Schools undertake carbon audits

Audits of global warming causing carbon dioxide emissions have been conducted in schools across Savaii as part of the "Future of the Green Pacific" project.

The project is being conducted by Lanulau'ava Student Association, a student association at the National University of Samoa (N.U.S.) launched in October last year. 

Its objective is to raise environmental awareness as well as educate, protect and conserve the land, culture, and the ocean.

The Future of the Green Pacific Project started in March and has enabled students to find out more about the causes of climate change.  

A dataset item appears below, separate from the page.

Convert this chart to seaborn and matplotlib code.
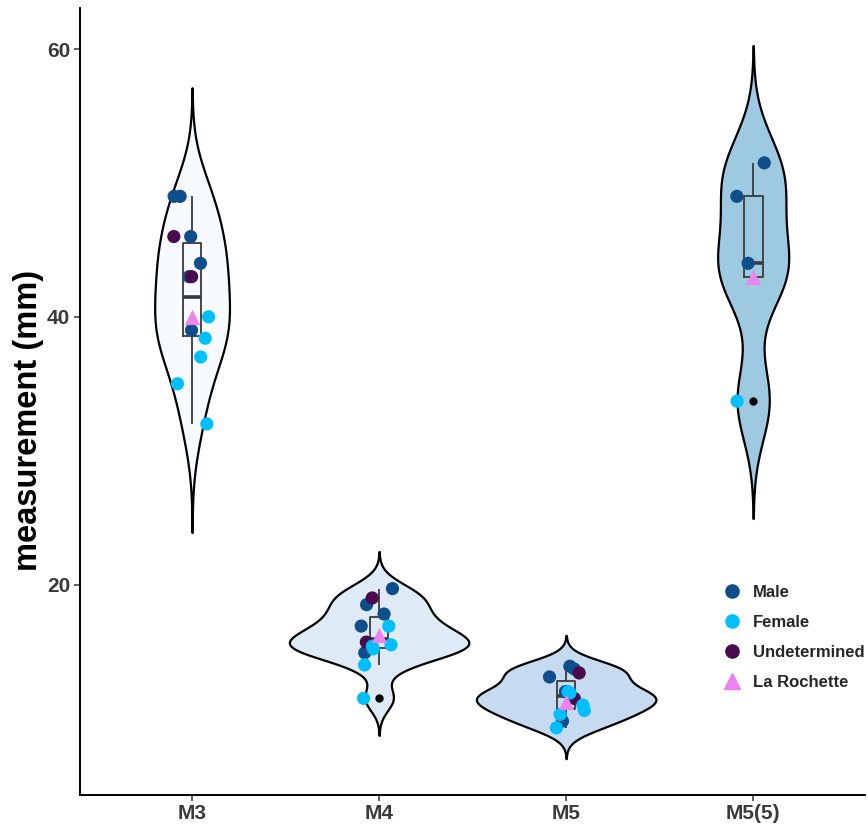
import numpy as np
import pandas as pd
import matplotlib
matplotlib.use("Agg")
import matplotlib.pyplot as plt
from matplotlib.lines import Line2D
import seaborn as sns

# values (mm)
sites = ["M3", "M4", "M5", "M5(5)"]

m3_vals = [49, 49, 46, 44, 43, 39, 46, 43, 40, 38.4, 37, 35, 32, 40]
m3_sex = ["Male"] * 6 + ["Undetermined"] * 2 + ["Female"] * 5 + ["La Rochette"]

m4_vals = [19.7, 18.5, 17.8, 16.9, 14.9, 19.0, 15.7, 16.9, 15.5, 15.2, 15.4, 14.0, 11.5, 16.2]
m4_sex = ["Male"] * 5 + ["Undetermined"] * 2 + ["Female"] * 6 + ["La Rochette"]

m5_vals = [13.7, 13.9, 13.1, 12.0, 9.8, 13.4, 11.5, 11.9, 12.0, 11.0, 10.6, 10.3, 9.3, 11.2]
m5_sex = ["Male"] * 5 + ["Undetermined"] * 2 + ["Female"] * 6 + ["La Rochette"]

m55_vals = [51.5, 49, 44, 33.7, 43]
m55_sex = ["Male"] * 3 + ["Female"] + ["La Rochette"]

fill_cols = dict(zip(sites, ["#F7FBFF", "#DEEBF7", "#C6DBEF", "#9ECAE1"]))
violin_w = {"M3": 0.40, "M4": 0.96, "M5": 0.96, "M5(5)": 0.38}
sex_order = ["Male", "Female", "Undetermined"]
sex_cols = {"Male": "#104E8B", "Female": "#00BFFF", "Undetermined": "#4A0A4E"}
lr_col = "#EE82EE"

df = pd.DataFrame({
    "site": ["M3"] * len(m3_vals) + ["M4"] * len(m4_vals) + ["M5"] * len(m5_vals) + ["M5(5)"] * len(m55_vals),
    "value": m3_vals + m4_vals + m5_vals + m55_vals,
    "sex": m3_sex + m4_sex + m5_sex + m55_sex,
})


def nrd0(kde):
    # R's default bandwidth, as a factor of the sample sd
    x = kde.dataset.ravel()
    sd = x.std(ddof=1)
    q75, q25 = np.percentile(x, [75, 25])
    lo = min(sd, (q75 - q25) / 1.34)
    return 0.9 * lo * len(x) ** -0.2 / sd


sns.set_style("ticks")
plt.rcParams["font.family"] = ["Liberation Sans", "DejaVu Sans"]

fig, ax = plt.subplots(figsize=(8.68, 8.27), dpi=100)

for site in sites:
    sns.violinplot(data=df[df["site"] == site], x="site", y="value", hue="site",
                   order=sites, hue_order=sites, palette=fill_cols, saturation=1,
                   legend=False, inner=None, density_norm="width",
                   width=violin_w[site], cut=3, bw_method=nrd0,
                   linewidth=1.6, linecolor="black", ax=ax)

sns.boxplot(data=df, x="site", y="value", order=sites, width=0.1, fill=False,
            color="#3a3a3a", linewidth=1.3, capwidths=0,
            medianprops=dict(linewidth=2.6),
            flierprops=dict(marker="o", markerfacecolor="black",
                            markeredgecolor="black", markersize=5),
            ax=ax)

np.random.seed(11)
circles = df[df["sex"] != "La Rochette"]
sns.stripplot(data=circles, x="site", y="value", order=sites, hue="sex",
              hue_order=sex_order, palette=sex_cols, jitter=0.1, size=9.5,
              linewidth=0, legend=False, ax=ax)

lr = df[df["sex"] == "La Rochette"]
sns.stripplot(data=lr, x="site", y="value", order=sites, color=lr_col, marker="^",
              jitter=0.1, size=11, linewidth=0, legend=False, ax=ax)

ax.set_xlim(-0.6, 3.6)
ax.set_ylim(4.3, 63.05)
ax.set_yticks([20, 40, 60])
ax.set_xlabel("")
ax.set_ylabel("measurement (mm)", fontsize=23.5, fontweight="bold", color="black")
ax.yaxis.set_label_coords(-0.046, 0.476)
sns.despine(ax=ax)
for sp in ["left", "bottom"]:
    ax.spines[sp].set_linewidth(1.4)
    ax.spines[sp].set_color("black")
ax.tick_params(length=4, width=1.1, color="#333333", labelsize=15, labelcolor="#3a3a3a", pad=3)
for lbl in ax.get_xticklabels() + ax.get_yticklabels():
    lbl.set_fontweight("bold")

handles = [Line2D([], [], marker="o", linestyle="", color=sex_cols[s], markersize=9.5)
           for s in sex_order]
handles.append(Line2D([], [], marker="^", linestyle="", color=lr_col, markersize=11))
ax.legend(handles, sex_order + ["La Rochette"], loc="center left",
          bbox_to_anchor=(0.8, 0.2), frameon=False, handlelength=1.0,
          handletextpad=0.8, labelspacing=0.9, prop=dict(size=12, weight="bold"))

fig.subplots_adjust(left=0.092, right=0.997, bottom=0.039, top=0.99)
fig.savefig("out.png", dpi=100)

The project was launched this March at the Tanoa Tusitala Hotel and was attended by students from Savaii and Upolu and members of the Lanulau'ava Student Association.

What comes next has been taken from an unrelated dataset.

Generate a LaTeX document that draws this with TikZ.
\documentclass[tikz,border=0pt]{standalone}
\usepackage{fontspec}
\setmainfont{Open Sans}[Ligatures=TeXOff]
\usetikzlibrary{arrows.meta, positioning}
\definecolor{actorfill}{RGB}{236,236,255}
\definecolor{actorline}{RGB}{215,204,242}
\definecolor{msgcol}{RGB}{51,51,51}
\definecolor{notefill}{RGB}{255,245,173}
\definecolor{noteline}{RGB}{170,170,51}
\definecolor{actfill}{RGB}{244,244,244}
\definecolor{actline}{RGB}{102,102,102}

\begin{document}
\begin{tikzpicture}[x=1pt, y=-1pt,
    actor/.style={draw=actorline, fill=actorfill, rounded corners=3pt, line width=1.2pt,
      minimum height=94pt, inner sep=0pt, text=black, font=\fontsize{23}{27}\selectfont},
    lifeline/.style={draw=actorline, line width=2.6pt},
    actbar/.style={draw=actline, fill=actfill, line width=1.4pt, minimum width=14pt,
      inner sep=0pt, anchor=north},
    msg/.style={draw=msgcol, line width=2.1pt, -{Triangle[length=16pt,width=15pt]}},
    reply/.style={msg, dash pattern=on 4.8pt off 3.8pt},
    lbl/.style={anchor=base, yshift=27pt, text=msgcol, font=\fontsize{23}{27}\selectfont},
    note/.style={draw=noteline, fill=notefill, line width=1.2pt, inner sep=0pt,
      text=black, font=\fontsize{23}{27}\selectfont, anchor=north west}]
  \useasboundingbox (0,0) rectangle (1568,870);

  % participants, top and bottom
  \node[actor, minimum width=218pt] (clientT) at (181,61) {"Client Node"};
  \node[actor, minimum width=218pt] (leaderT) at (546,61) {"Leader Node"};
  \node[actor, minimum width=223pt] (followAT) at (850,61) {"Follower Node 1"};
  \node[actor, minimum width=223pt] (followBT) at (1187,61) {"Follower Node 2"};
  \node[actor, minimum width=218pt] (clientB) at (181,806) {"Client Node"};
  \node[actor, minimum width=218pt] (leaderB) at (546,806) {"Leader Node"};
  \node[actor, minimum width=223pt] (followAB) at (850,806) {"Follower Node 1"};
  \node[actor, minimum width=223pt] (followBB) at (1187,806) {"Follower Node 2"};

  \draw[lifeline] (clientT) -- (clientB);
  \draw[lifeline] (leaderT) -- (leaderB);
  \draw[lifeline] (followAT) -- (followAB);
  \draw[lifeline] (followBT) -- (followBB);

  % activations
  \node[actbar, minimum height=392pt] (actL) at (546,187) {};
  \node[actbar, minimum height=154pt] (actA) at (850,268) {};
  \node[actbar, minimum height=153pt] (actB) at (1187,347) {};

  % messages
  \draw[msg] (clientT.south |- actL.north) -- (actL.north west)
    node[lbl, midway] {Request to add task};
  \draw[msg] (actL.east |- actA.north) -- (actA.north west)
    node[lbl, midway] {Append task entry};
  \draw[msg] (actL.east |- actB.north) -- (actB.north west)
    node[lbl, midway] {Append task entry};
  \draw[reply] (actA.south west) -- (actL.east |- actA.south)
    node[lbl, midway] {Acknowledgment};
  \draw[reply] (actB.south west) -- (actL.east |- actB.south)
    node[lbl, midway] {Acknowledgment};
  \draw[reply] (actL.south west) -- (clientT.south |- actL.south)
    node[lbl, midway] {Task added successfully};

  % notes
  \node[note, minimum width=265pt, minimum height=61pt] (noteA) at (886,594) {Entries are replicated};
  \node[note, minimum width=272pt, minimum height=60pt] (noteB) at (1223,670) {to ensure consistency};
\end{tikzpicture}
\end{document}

Members of Lanulau'ava had visited Mataevave College, Tuasivi College, Itu-o-Tane College, Alofi-o-Taoa College and Savaii Sisifo College.

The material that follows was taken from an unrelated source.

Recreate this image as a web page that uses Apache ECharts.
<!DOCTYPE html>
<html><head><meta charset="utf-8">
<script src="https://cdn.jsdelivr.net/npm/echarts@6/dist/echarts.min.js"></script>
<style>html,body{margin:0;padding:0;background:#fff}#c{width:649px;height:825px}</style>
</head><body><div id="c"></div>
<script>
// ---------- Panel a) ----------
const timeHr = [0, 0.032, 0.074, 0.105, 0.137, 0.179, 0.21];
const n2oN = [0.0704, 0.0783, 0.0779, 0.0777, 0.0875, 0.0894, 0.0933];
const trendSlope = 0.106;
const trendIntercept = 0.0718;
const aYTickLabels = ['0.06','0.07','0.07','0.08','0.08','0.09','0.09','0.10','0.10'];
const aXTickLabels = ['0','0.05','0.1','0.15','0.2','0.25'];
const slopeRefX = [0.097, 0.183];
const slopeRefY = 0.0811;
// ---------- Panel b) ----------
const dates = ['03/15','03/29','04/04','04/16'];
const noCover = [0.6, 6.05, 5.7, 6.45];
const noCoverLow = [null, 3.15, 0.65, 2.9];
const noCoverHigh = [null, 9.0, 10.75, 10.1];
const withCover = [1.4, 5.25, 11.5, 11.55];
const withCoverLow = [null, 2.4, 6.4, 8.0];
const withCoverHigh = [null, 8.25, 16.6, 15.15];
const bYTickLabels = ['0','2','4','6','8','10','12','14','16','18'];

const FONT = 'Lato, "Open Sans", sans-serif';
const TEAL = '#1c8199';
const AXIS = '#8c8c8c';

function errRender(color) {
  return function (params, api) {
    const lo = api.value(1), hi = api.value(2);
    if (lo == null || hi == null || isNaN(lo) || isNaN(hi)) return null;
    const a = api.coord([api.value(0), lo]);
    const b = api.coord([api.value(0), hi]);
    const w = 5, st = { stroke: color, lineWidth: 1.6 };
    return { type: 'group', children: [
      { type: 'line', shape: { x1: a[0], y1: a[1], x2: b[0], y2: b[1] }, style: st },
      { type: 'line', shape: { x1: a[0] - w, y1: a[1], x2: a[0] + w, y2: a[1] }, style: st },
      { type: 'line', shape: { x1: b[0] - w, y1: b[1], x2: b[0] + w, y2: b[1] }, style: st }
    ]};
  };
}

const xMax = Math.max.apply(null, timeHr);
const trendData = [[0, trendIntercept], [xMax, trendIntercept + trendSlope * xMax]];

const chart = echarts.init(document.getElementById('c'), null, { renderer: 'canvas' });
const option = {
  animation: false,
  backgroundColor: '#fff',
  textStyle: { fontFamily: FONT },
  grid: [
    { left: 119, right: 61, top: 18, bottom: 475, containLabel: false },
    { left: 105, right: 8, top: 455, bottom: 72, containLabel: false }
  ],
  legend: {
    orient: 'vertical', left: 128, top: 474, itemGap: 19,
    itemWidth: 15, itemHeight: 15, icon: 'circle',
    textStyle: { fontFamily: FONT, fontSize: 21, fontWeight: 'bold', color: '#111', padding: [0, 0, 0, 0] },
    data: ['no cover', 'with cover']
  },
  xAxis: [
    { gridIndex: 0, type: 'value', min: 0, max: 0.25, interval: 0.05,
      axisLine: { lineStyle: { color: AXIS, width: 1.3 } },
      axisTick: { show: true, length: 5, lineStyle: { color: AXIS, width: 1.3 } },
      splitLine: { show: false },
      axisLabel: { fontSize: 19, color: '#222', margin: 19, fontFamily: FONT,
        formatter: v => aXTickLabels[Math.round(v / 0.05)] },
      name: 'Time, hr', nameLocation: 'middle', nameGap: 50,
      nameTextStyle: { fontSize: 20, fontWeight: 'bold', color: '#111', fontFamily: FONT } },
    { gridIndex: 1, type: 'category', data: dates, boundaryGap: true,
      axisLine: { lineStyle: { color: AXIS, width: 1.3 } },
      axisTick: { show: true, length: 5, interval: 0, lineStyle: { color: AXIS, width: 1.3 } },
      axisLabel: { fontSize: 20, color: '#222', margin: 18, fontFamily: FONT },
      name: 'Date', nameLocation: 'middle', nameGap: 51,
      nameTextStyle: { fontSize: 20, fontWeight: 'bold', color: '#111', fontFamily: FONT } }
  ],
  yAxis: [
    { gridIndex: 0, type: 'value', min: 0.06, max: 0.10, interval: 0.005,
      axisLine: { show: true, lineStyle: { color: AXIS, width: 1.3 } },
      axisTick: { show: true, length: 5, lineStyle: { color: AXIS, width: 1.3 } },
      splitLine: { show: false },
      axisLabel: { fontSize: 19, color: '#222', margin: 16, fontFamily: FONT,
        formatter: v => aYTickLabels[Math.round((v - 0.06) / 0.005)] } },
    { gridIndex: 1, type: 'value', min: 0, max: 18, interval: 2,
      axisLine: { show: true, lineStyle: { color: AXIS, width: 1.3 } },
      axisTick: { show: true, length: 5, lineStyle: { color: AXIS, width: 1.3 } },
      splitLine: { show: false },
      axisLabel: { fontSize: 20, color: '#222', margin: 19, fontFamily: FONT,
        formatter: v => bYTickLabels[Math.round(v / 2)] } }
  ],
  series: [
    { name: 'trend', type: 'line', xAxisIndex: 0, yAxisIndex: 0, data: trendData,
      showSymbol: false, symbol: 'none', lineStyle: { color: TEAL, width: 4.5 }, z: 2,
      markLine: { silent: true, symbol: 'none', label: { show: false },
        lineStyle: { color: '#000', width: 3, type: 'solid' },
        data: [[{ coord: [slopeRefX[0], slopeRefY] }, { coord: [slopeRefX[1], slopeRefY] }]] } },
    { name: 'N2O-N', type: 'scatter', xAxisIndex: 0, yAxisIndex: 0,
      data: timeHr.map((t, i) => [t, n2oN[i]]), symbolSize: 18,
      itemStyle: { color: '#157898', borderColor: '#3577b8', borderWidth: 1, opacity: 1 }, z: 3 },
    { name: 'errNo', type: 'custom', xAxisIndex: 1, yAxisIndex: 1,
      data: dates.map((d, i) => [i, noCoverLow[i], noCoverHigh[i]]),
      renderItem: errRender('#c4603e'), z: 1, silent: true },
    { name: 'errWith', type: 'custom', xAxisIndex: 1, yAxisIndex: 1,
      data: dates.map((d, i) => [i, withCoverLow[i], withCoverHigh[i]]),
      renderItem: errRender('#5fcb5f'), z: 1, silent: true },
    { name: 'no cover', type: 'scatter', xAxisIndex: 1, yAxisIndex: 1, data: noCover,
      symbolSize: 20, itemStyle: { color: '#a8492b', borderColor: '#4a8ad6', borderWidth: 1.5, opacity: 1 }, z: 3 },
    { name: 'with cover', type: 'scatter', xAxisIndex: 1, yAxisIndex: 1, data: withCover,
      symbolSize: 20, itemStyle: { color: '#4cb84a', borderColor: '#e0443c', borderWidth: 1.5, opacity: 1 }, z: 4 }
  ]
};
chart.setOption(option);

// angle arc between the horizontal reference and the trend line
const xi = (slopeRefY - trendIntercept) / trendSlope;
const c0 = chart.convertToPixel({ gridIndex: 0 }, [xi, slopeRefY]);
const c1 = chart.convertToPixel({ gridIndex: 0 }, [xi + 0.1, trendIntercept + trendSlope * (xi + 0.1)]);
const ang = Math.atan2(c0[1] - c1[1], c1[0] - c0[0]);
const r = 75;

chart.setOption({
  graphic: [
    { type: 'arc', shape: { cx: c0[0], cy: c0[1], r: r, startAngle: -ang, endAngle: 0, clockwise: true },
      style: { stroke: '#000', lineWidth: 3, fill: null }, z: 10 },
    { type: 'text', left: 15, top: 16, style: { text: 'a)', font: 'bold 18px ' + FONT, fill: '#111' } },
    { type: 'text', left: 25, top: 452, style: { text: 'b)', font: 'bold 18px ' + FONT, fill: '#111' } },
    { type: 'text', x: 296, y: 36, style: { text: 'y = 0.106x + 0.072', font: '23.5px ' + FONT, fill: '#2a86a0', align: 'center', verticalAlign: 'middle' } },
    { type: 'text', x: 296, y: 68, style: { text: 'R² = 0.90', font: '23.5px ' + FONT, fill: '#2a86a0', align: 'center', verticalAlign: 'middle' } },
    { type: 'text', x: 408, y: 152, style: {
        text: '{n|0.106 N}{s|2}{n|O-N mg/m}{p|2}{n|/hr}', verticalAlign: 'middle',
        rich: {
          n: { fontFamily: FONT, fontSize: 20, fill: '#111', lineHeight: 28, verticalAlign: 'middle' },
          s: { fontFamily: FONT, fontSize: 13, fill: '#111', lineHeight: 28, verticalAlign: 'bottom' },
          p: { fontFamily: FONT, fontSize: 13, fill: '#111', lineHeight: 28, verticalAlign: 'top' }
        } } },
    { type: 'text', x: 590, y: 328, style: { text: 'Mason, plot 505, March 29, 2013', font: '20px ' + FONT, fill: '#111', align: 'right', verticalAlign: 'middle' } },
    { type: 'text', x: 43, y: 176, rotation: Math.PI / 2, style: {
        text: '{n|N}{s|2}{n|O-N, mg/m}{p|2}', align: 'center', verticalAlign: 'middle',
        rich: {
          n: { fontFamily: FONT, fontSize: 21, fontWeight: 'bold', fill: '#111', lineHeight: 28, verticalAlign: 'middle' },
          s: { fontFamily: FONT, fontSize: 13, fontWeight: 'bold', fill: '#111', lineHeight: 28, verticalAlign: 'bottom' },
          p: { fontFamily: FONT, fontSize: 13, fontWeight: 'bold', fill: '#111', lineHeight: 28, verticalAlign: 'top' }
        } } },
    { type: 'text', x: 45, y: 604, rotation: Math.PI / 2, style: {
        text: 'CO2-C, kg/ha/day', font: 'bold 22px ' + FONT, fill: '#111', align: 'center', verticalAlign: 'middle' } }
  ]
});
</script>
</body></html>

The visits came after the association held its own carbon audit at the N.U.S which opened the eyes of the President to the pressing need to implement carbon audits within academic institutions, especially with those in the rural areas and in Savai'i.

In a telephone interview with the Samoa Observer on Wednesday morning, the President of the Lanulau'ava Student Association explained some of the project’s successes.

Ms. Ah Young said that they noticed in rural schools what took up most of the electricity were not big things such as air conditioning systems (often units were broken or not on all day) that contributed mostly to carbon emissions. 

She explained the findings showed that students’ behaviour as leaving plugs or lights turned on despite it being daylight was a major contributor. 

Five girls represented each school at the project launch. 

Ms. Ah Young stated that the five girls that they taught had advised their own teachers and schools how proper behaviour leads to saving money.

"Because saving electricity means saving money," she said.

She said the students are now teaching their classes what they have learned

She also stated that during their project in Savai’i, they had taken 20 trees and planted them there in schools - now known as “friendship trees”.